My F***ing Normal




So before I met certain people and got particularly educated in a certain way, I used to think of myself the way my family, most friends, some coworkers, and my ex husband described me: difficult. From an early age, I had resigned myself to that description and let it be a fact; a basis for questioning whether I was worthy of any kind of social acceptance, big or small.

Now, I know better. What I am is a person who is not neuro-typical. This is a fact, a real one this time, and no matter how hard, how well and how long I've tried to hide it, it remains me. I am never going to not panic when I hear a high pitched voice, or a repetitive sound, or things strewn on the floor of a house, or a crowd of people, to name but a few examples of what I've recently come to call my OCD reactions. (Before, I called them "interference").

As a child, I'd engage in long periods of isolation and repetitive motions to self soothe. Of course, I was told that such behavior was not favorable, being "withdrawn" was not conducive to being "happy" as a child.

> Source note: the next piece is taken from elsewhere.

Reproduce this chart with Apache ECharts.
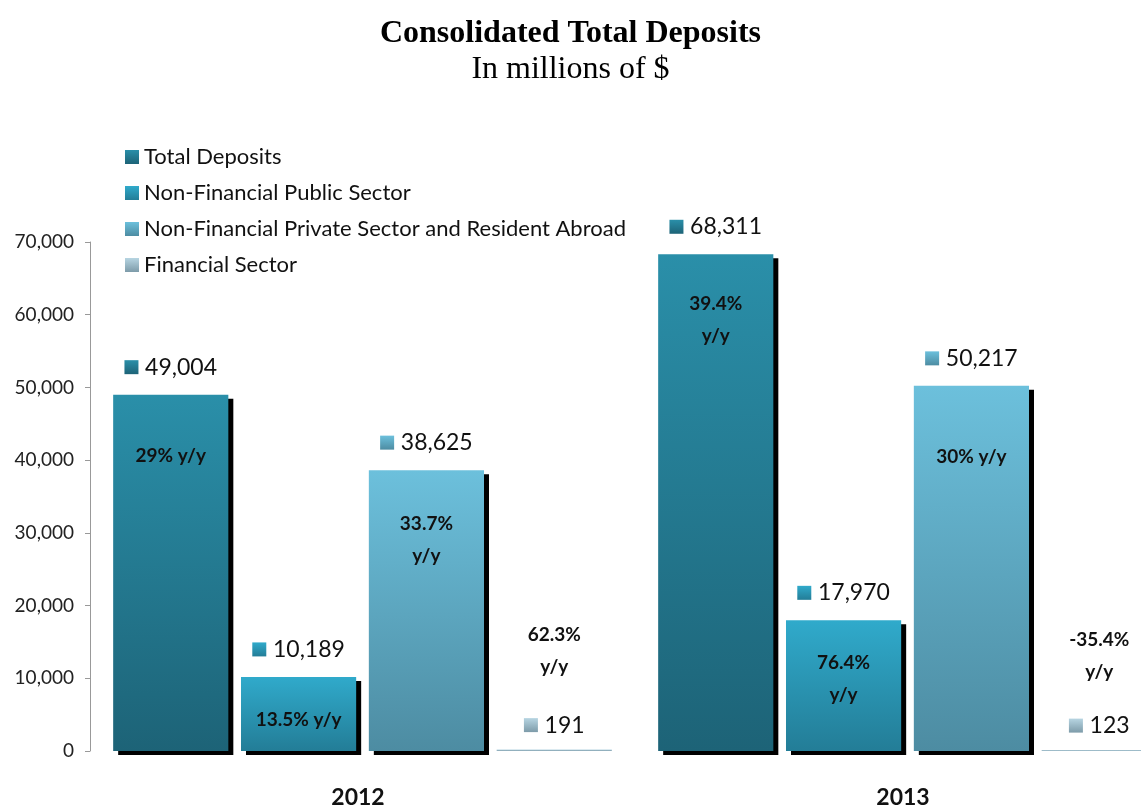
<!DOCTYPE html>
<html>
<head>
<meta charset="utf-8">
<title>Consolidated Total Deposits</title>
<script src="https://cdn.jsdelivr.net/npm/echarts@6/dist/echarts.min.js"></script>
<style>
  html, body { margin: 0; padding: 0; background: #fff; }
  #chart { width: 1141px; height: 806px; }
</style>
</head>
<body>
<div id="chart"></div>
<script>
// ---- Data (millions of $) ----
const years = ['2012', '2013'];
const seriesNames = [
  'Total Deposits',
  'Non-Financial Public Sector',
  'Non-Financial Private Sector and Resident Abroad',
  'Financial Sector'
];
const totalDeposits = [49004, 68311];
const publicSector = [10189, 17970];
const privateSector = [38625, 50217];
const financialSector = [191, 123];

// year-over-year growth, %
const totalYoY = [29, 39.4];
const publicYoY = [13.5, 76.4];
const privateYoY = [33.7, 30];
const financialYoY = [62.3, -35.4];

const yTicks = { min: 0, max: 70000, interval: 10000 };

// ---- Styling ----
function vGrad(top, bottom) {
  return new echarts.graphic.LinearGradient(0, 0, 0, 1, [
    { offset: 0, color: top },
    { offset: 1, color: bottom }
  ]);
}
const palette = [
  ['#2a8fa9', '#1d6377'],
  ['#30aacb', '#237d97'],
  ['#6cc0dc', '#4d8ca2'],
  ['#b7d5e2', '#7d9ba9']
];

// pixel offset of each growth note below the bar top, and whether it wraps
const yoyLayout = [
  [{ dy: 61, wrap: false }, { dy: 66, wrap: true }],
  [{ dy: 43, wrap: false }, { dy: 59, wrap: true }],
  [{ dy: 70, wrap: true }, { dy: 71, wrap: false }],
  [{ dy: -99, wrap: true }, { dy: -94, wrap: true }]
];

const values = [totalDeposits, publicSector, privateSector, financialSector];
const growth = [totalYoY, publicYoY, privateYoY, financialYoY];

const fmt = v => v.toLocaleString('en-US');

const series = seriesNames.map((name, s) => {
  const grad = vGrad(palette[s][0], palette[s][1]);
  const hasShadow = s < 3;
  return {
    name: name,
    type: 'bar',
    data: values[s],
    itemStyle: {
      color: grad,
      shadowColor: hasShadow ? '#000' : 'transparent',
      shadowOffsetX: hasShadow ? 5 : 0,
      shadowOffsetY: hasShadow ? 4 : 0,
      shadowBlur: 0
    },
    label: {
      show: true,
      position: 'top',
      distance: hasShadow ? 16 : 13,
      formatter: p => '{sq|}  {v|' + fmt(p.value) + '}',
      rich: {
        sq: { width: 14, height: 14, backgroundColor: grad },
        v: { fontSize: 23, fontFamily: 'Lato', color: '#111' }
      }
    },
    markPoint: {
      symbol: 'rect',
      symbolSize: 0,
      data: values[s].map((v, i) => {
        const lay = yoyLayout[s][i];
        const txt = growth[s][i] + '%' + (lay.wrap ? '\n' : ' ') + 'y/y';
        return {
          coord: [i, v],
          label: {
            show: true,
            position: 'inside',
            offset: [0, lay.dy],
            formatter: txt,
            fontFamily: 'Lato',
            fontWeight: 'bold',
            fontSize: 19,
            lineHeight: 32,
            color: '#111',
            align: 'center'
          }
        };
      })
    }
  };
});

const chart = echarts.init(document.getElementById('chart'), null, { renderer: 'canvas' });
chart.setOption({
  backgroundColor: '#fff',
  animation: false,
  title: {
    text: 'Consolidated Total Deposits',
    subtext: 'In millions of $',
    left: 'center',
    top: 13,
    itemGap: 4,
    textStyle: { fontFamily: 'Liberation Serif', fontWeight: 'bold', fontSize: 32, color: '#000' },
    subtextStyle: { fontFamily: 'Liberation Serif', fontSize: 32, color: '#000' }
  },
  legend: {
    orient: 'vertical',
    left: 120,
    top: 141,
    itemWidth: 14,
    itemHeight: 14,
    itemGap: 14,
    icon: 'rect',
    selectedMode: false,
    textStyle: { fontFamily: 'Lato', fontSize: 22, color: '#111' },
    data: seriesNames
  },
  // the second year's last bar runs past the right edge of the page
  grid: {
    left: 90, width: 1090, top: 242, bottom: 55,
    containLabel: false,
    outerBoundsMode: 'none'
  },
  xAxis: {
    type: 'category',
    data: years,
    axisLine: { show: false },
    axisTick: { show: false },
    axisLabel: {
      margin: 35,
      padding: [0, 9, 0, 0],
      fontFamily: 'Lato',
      fontWeight: 'bold',
      fontSize: 23,
      color: '#111'
    }
  },
  yAxis: {
    type: 'value',
    min: yTicks.min,
    max: yTicks.max,
    interval: yTicks.interval,
    splitLine: { show: false },
    axisLine: { show: true, lineStyle: { color: '#999', width: 1 } },
    axisTick: { show: true, length: 5, lineStyle: { color: '#999' } },
    axisLabel: {
      margin: 16,
      fontFamily: 'Lato',
      fontSize: 19,
      color: '#222',
      formatter: v => fmt(v)
    }
  },
  barGap: '11%',
  barCategoryGap: '8.5%',
  series: series
});
</script>
</body>
</html>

So, I had to go out of my way and beat the shyness out of me and act "normal".

I'm so fortunate to have met people who aren't "normal" in this city and who take it in stride. I noticed how all my quirky traits lined up pretty well with several non neuro-typical characteristics and behaviors. For the first time, I'm allowing myself to accept my quirkiness and actually relish in the luxury of giving it a name. So, yes, I will panic when more than one person talks to me at once, because that's my fucking normal.